A few organizations, such as VOICE (an immigration assistance and citizen education group) and the Valley Interfaith Council (VIC), have long worked at bridging the communication gap between Jews, Latinos and other minorities.

“Jews have successfully transitioned from being outsiders to being leaders in government and business,” said Scott Svonkin, a member of the VIC and chair of the Jewish Federation/Valley Alliance Jewish Community Relations Committee (JCRC). “We have a wealth of experience to share, and it is in our best interest as a minority to help the Latino community succeed by forging a genuine partnership with them.”

“The relationship [between Jews and Latinos] is relatively new, and it doesn’t come from the same place, historically, as black-Jewish relations,” said Barbara Creme, director of the Valley JCRC. “We need to approach this from a different perspective and realize it takes time. The black-Jewish relationship took time to evolve, too, and I think the biggest problem we face is people’s lack of patience.”

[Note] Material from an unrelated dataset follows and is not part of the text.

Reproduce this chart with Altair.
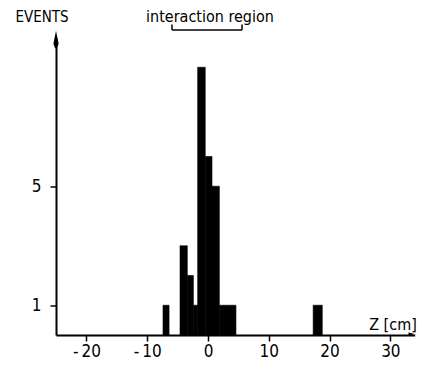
import altair as alt
import pandas as pd

# histogram bins (cm) and event counts
bin_start = [-7.4, -4.6, -3.4, -2.4, -1.7, -0.45, 0.66, 1.87, 17.3]
bin_end = [-6.4, -3.4, -2.4, -1.7, -0.45, 0.66, 1.87, 4.6, 18.8]
counts = [1, 3, 2, 1, 9, 6, 5, 1, 1]

x_ticks = [-20, -10, 0, 10, 20, 30]
y_ticks = [1, 5]

df = pd.DataFrame({"z0": bin_start, "z1": bin_end, "n": counts})

FONT = "DejaVu Sans Condensed"
W, H = 358.7, 297.5

xs = alt.Scale(domain=[-25, 34], nice=False, zero=False)
ys = alt.Scale(domain=[0, 10], nice=False)

bars = alt.Chart(df).mark_rect(color="black", stroke="black", strokeWidth=0.6).encode(
    x=alt.X("z0:Q", scale=xs, title=None,
            axis=alt.Axis(values=x_ticks, grid=False, domainColor="black", domainWidth=2,
                          tickColor="black", tickWidth=1.5, tickSize=6,
                          labelFont=FONT, labelFontSize=17, labelFontWeight=500,
                          labelColor="black", labelPadding=3,
                          labelExpr="datum.value < 0 ? '-\u2009' + (-datum.value) : '' + datum.value")),
    x2="z1:Q",
    y=alt.Y("n:Q", scale=ys, title=None,
            axis=alt.Axis(values=y_ticks, grid=False, domainColor="black", domainWidth=2,
                          tickColor="black", tickWidth=1.5, tickSize=6,
                          labelFont=FONT, labelFontSize=17, labelFontWeight=500,
                          labelColor="black", labelPadding=9)),
    y2=alt.datum(0),
)

one = pd.DataFrame({"a": [0]})

arrow_up = alt.Chart(one).mark_point(
    shape="M0,-1L0.3,0.5L0.1,1L-0.1,1L-0.3,0.5Z", filled=True, color="black", opacity=1, size=300
).encode(x=alt.value(0), y=alt.value(2))

arrow_right = alt.Chart(one).mark_point(
    shape="M1,0L-1,-0.5L-1,0.5Z", filled=True, color="black", opacity=1, size=40
).encode(x=alt.value(W - 3), y=alt.value(H - 1))

def txt(s, x, y, size=16, align="center"):
    return alt.Chart(one).mark_text(
        text=s, font=FONT, fontSize=size, fontWeight=500, color="black",
        align=align, baseline="alphabetic"
    ).encode(x=alt.value(x), y=alt.value(y))

events = txt("EVENTS", -14, -15.5, 15)
region = txt("interaction region", 154, -15.5, 16)
zlabel = txt("Z [cm]", 337, 293, 16)

bracket_h = alt.Chart(one).mark_rule(color="black", strokeWidth=1.5).encode(
    x=alt.value(116), x2=alt.value(186), y=alt.value(-7.5))
bracket_l = alt.Chart(one).mark_rule(color="black", strokeWidth=1.5).encode(
    x=alt.value(116), y=alt.value(-7.5), y2=alt.value(-13))
bracket_r = alt.Chart(one).mark_rule(color="black", strokeWidth=1.5).encode(
    x=alt.value(186), y=alt.value(-7.5), y2=alt.value(-13))

chart = alt.layer(
    bars, arrow_up, arrow_right, events, region, zlabel, bracket_h, bracket_l, bracket_r
).properties(
    width=W, height=H,
    autosize=alt.AutoSizeParams(type="none"),
    padding={"left": 48, "top": 29.5, "right": 5, "bottom": 30},
    background="white",
).configure_view(stroke=None)

chart.save("out.html", embed_options={"renderer": "svg", "actions": False})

To help develop and nurture the Jewish-Latino relationship, Creme last year created the Hispanic Jewish Women’s Task Force with the assistance of Margaret Pontius, community services coordinator of the Guadalupe Center in Canoga Park; Virginia Rafelson of Los Angeles BASE (Basic Adult Spanish Education); and Rayna Gabin, field deputy for City Councilwoman Laura Chick.

Pontius, who supervises a wide range of social-service programs at the Guadalupe Center, said that she found it interesting to compare the different perceptions each group has of the other.

“In the Hispanic community, everything depends on class; they tend to see everyone who is not black or Hispanic as rich and, therefore, don’t want to have anything to do with us,” she said. “I don’t think Jews have an accurate picture, either; they think all Latinos are like their cleaning lady, that they don’t have degrees or are professionals, they don’t care about their kids going to good schools or about art or travel. Both sides tend to lump people together unfairly.

“This group [the task force] has been a real eye-opener for all of us. After a time, each side sees we have the same problems with teen-agers or aging parents or even domestic violence. At that point, it begins to be about women sharing, not Jewish women or Hispanic women or Asian women, but just women.”